文大統領の就任間もない頃、ソウルを訪れたケント氏。文氏が住む自宅マンションでは文氏の引っ越し現場に遭遇した

 国際的な常識でも、大半の歴史学者の考え方でも、韓国の建国は1948年です。日本の教科書にも、CIA(米中央情報局)が発行する『ワールドファクトブック』にもそう書かれています。日本が去り、アメリカの軍政を経て、アメリカの支援によって作られたのが、いまにつながっている大韓民国政府です。

 いっぽう、1919年、日本からの独立運動として知られる三・一運動の後、独立運動家が上海に「大韓民国臨時政府」を樹立しています。現在の韓国の憲法には、前文で「三・一運動により建立された大韓民国臨時政府の法統」に立脚すると明記されていますが、臨時政府は日本が去るまでの間、国家として国際的に認められる3要件を満たしたことはありません。つまり朝鮮半島に領域を持ったことも、国民を持ったこともなく、権力を行使したこともありません。当然、臨時政府は連合国の一員ではなく、承認した国もありません。

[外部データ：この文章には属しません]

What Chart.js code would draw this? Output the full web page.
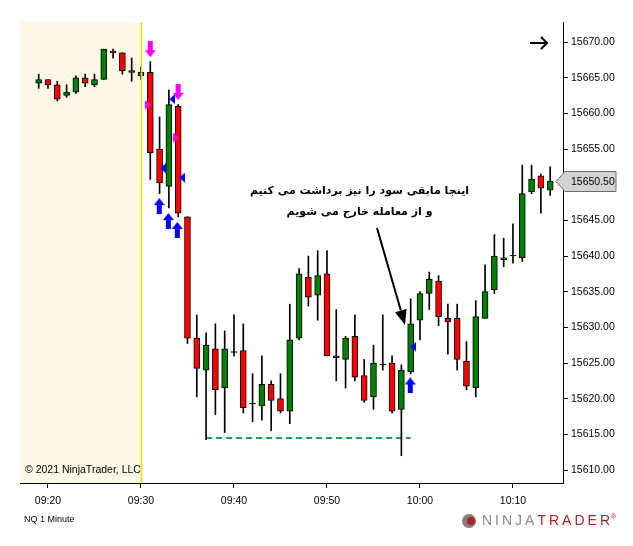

 韓国国内でも、建国が何年なのかは常に論争となってきました。主に保守派は1948年説を支持してきたのに対し、左派は1919年を主張し、学校でもそのように教えられることが多いといいます。

 建国の「精神」を1919年に求めることは可能かもしれませんが、実態のある国家としての連続性は、世界的に認められていませんし、韓国政府もそのように説明してきたはずです。そこにあえて文在寅は踏み込んでいたのです。

◆1919年以降の日本統治はすべてが「不法行為」?

 これが韓国における反日にどんな影響を及ぼすのでしょうか。

 日韓併合条約は国際法上何も問題がなく、日本による朝鮮半島の統治は言うまでもなく合法でした。そこで日本が何をしたかを韓国人が批判することはできるかもしれませんが、日本が統治できる立場にあったこと自体は否定などできません。

 しかし、1919年に大韓民国臨時政府が設立され、それがいままで続いているという立場を取ると、1919年以降日本が朝鮮半島を統治してきた行為すべてが、本来の大韓民国の土地と国民を「不法に」統治し、韓国政府の主権を侵している「不法行為」だと定義できることになるわけです。